### What is required
Look through the listing below for the line containing "Generate a web". Copy it and each line after it up to and including the line containing "const gasTicks = [0, 5, 10, 15, 20, 25, 30, 35];", exactly, leaving out pictures.

### Data entries
--*--

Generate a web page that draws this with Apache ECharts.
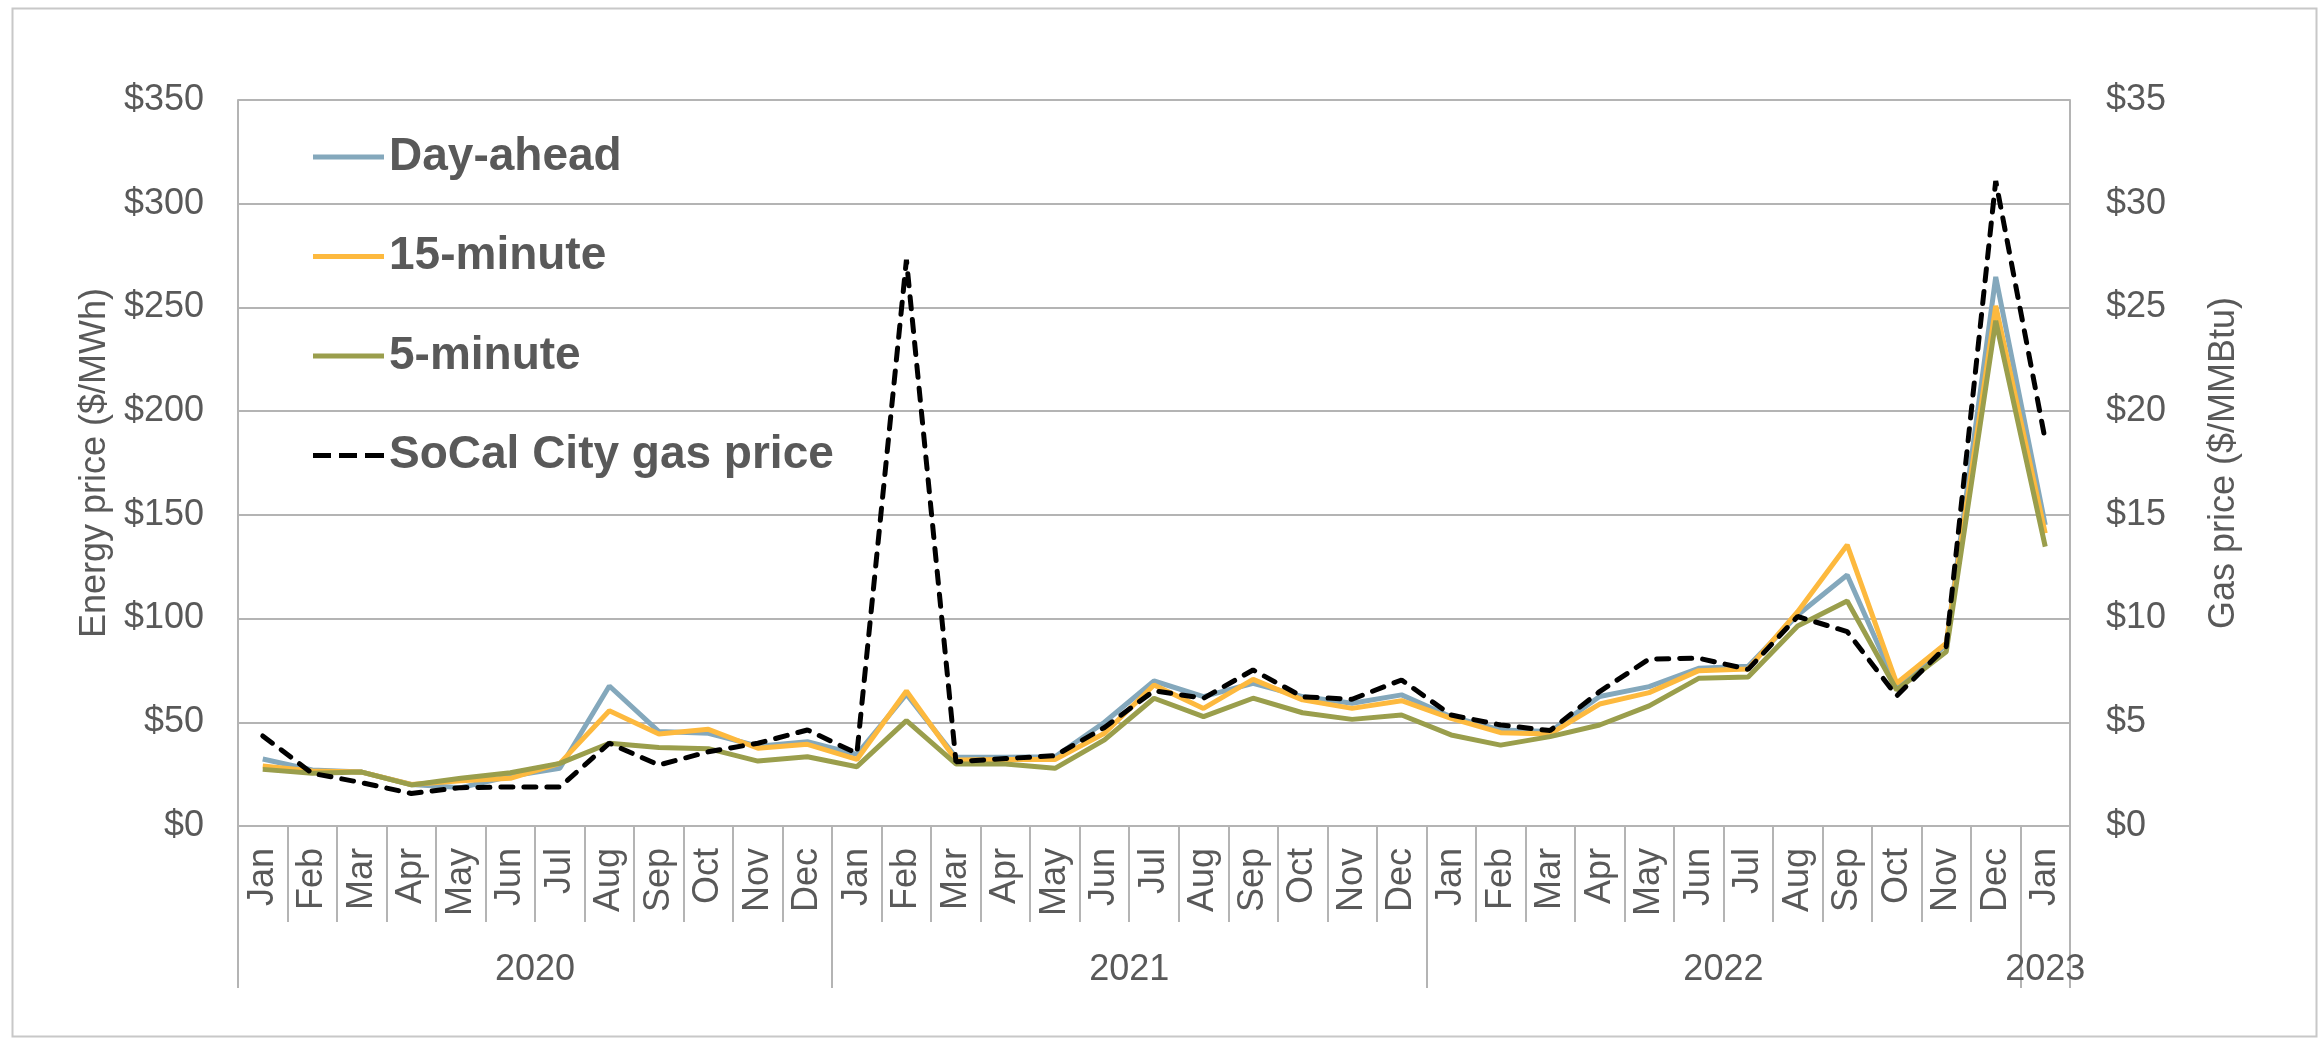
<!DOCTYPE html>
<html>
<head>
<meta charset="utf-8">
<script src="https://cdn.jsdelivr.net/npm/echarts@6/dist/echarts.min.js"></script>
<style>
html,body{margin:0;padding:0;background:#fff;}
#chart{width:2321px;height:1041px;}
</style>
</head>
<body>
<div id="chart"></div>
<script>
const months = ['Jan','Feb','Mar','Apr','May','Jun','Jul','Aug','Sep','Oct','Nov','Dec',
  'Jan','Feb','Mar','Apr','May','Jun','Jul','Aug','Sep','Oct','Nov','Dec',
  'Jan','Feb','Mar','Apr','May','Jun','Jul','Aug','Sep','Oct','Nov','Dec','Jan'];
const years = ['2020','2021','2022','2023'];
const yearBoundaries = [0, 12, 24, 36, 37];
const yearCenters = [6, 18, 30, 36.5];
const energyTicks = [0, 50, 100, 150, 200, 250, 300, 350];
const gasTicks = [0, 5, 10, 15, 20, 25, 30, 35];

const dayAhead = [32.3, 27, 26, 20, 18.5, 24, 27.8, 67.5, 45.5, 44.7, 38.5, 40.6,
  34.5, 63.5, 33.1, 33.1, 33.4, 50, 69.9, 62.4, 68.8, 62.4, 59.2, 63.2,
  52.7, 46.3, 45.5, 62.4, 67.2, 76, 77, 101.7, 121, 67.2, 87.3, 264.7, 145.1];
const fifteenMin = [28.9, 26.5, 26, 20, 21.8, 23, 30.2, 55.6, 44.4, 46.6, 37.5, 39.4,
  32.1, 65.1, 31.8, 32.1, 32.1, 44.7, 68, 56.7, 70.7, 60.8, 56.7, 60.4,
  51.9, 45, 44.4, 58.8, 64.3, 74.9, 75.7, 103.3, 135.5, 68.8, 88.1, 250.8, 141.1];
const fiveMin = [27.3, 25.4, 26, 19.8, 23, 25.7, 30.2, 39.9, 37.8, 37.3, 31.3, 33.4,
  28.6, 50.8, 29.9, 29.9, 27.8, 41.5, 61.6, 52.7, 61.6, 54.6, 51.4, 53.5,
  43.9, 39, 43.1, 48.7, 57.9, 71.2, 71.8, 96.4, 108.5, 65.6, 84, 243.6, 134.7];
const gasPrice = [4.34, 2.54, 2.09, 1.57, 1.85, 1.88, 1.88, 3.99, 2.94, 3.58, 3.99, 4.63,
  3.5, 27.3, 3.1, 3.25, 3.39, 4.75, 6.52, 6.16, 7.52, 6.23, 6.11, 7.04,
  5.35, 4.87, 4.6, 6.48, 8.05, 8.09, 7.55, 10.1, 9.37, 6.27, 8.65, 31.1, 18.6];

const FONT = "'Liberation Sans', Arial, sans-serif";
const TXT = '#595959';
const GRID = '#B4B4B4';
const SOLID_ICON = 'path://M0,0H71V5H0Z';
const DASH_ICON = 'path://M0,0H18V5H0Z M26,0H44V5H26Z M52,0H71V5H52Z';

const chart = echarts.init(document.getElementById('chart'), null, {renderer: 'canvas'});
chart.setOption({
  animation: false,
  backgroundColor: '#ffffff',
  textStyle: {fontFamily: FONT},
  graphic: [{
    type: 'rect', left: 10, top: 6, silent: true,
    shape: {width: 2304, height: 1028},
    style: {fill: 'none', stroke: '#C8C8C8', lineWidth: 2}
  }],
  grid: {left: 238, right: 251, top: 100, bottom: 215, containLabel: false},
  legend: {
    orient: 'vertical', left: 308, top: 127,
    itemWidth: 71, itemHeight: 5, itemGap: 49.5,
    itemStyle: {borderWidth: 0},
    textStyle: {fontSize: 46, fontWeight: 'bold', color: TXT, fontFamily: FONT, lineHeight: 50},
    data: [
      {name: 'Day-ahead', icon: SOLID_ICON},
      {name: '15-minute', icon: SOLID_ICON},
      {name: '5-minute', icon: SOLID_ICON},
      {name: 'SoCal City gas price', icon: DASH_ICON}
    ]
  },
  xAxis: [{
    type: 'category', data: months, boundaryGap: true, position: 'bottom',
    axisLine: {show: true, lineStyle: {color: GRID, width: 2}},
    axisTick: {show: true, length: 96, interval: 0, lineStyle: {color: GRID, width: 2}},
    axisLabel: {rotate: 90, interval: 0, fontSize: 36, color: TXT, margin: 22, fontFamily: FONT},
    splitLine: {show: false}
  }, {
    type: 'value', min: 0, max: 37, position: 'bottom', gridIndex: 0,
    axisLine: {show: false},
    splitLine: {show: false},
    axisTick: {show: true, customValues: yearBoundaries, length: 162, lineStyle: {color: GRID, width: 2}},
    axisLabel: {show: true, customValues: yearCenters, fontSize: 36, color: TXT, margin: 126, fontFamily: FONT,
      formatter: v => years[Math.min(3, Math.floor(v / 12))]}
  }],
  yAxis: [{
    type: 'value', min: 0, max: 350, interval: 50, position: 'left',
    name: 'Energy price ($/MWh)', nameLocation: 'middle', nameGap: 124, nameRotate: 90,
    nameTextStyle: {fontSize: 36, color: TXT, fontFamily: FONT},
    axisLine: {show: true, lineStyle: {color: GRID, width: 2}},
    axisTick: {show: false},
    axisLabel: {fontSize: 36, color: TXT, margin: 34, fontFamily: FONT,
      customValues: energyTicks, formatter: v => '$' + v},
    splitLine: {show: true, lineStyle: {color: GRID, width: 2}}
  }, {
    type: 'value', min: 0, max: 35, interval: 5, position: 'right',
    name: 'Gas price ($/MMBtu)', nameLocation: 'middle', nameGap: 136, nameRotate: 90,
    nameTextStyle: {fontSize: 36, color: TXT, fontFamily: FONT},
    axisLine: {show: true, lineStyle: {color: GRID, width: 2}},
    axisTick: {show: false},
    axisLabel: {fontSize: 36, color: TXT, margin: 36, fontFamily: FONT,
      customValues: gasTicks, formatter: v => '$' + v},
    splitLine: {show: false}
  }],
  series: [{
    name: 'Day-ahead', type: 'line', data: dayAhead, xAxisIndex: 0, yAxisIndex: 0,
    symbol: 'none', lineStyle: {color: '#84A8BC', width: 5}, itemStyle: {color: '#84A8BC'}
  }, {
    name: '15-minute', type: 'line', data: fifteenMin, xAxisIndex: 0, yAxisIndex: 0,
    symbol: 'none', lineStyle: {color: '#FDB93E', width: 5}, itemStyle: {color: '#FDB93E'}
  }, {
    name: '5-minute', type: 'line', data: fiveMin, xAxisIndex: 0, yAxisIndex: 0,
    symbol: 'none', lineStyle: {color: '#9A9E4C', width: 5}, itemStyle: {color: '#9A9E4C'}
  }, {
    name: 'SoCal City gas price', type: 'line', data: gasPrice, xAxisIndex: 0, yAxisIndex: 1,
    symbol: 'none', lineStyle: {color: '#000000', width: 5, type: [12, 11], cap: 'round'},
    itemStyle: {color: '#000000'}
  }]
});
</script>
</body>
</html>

--*--

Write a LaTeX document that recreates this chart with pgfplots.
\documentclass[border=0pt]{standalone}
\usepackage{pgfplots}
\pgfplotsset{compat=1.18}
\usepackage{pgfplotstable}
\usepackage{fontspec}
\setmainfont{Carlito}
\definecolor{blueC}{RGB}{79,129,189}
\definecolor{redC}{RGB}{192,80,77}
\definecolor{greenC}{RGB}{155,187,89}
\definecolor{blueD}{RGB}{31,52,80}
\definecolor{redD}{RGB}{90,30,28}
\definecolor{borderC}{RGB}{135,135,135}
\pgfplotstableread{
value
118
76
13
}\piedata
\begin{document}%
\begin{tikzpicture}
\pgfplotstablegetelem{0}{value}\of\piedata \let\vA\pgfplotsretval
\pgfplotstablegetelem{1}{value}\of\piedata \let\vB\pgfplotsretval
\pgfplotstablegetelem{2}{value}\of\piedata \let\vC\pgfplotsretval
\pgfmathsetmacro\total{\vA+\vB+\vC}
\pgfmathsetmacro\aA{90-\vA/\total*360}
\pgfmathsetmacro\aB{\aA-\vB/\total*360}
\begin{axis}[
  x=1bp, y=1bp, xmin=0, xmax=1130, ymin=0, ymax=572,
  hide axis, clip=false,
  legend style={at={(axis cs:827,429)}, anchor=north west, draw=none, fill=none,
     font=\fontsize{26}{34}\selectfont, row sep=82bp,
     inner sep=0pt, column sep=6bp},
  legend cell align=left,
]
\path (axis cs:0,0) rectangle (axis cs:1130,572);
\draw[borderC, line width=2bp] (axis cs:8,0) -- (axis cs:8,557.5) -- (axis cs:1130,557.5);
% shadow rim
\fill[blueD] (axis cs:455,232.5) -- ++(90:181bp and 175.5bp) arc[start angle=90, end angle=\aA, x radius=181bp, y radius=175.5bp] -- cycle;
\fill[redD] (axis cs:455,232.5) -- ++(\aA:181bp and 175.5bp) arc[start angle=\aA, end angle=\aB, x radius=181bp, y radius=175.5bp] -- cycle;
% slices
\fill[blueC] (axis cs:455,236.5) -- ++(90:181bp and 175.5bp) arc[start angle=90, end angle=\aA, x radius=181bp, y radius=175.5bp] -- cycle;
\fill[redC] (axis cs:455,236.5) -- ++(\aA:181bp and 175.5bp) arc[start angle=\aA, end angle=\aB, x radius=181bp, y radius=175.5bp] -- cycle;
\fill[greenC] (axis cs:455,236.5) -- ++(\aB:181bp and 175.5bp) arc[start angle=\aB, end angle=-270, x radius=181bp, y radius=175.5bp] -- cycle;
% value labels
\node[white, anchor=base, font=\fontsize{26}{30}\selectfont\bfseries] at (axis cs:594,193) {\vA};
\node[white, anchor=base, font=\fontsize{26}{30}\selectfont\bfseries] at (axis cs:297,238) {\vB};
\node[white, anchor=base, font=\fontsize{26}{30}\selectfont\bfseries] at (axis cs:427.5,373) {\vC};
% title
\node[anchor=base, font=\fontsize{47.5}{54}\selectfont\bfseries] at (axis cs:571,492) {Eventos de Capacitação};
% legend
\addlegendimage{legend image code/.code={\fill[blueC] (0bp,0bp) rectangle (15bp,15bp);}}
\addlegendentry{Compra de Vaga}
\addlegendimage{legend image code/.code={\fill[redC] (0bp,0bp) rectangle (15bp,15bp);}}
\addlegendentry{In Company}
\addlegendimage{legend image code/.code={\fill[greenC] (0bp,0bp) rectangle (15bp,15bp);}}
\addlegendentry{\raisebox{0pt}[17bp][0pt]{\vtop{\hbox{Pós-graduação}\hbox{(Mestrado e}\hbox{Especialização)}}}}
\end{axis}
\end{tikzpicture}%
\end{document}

--*--

### Exercise output
Generate a web page that draws this with Apache ECharts.
<!DOCTYPE html>
<html>
<head>
<meta charset="utf-8">
<script src="https://cdn.jsdelivr.net/npm/echarts@6/dist/echarts.min.js"></script>
<style>
html,body{margin:0;padding:0;background:#fff;}
#chart{width:2321px;height:1041px;}
</style>
</head>
<body>
<div id="chart"></div>
<script>
const months = ['Jan','Feb','Mar','Apr','May','Jun','Jul','Aug','Sep','Oct','Nov','Dec',
  'Jan','Feb','Mar','Apr','May','Jun','Jul','Aug','Sep','Oct','Nov','Dec',
  'Jan','Feb','Mar','Apr','May','Jun','Jul','Aug','Sep','Oct','Nov','Dec','Jan'];
const years = ['2020','2021','2022','2023'];
const yearBoundaries = [0, 12, 24, 36, 37];
const yearCenters = [6, 18, 30, 36.5];
const energyTicks = [0, 50, 100, 150, 200, 250, 300, 350];
const gasTicks = [0, 5, 10, 15, 20, 25, 30, 35];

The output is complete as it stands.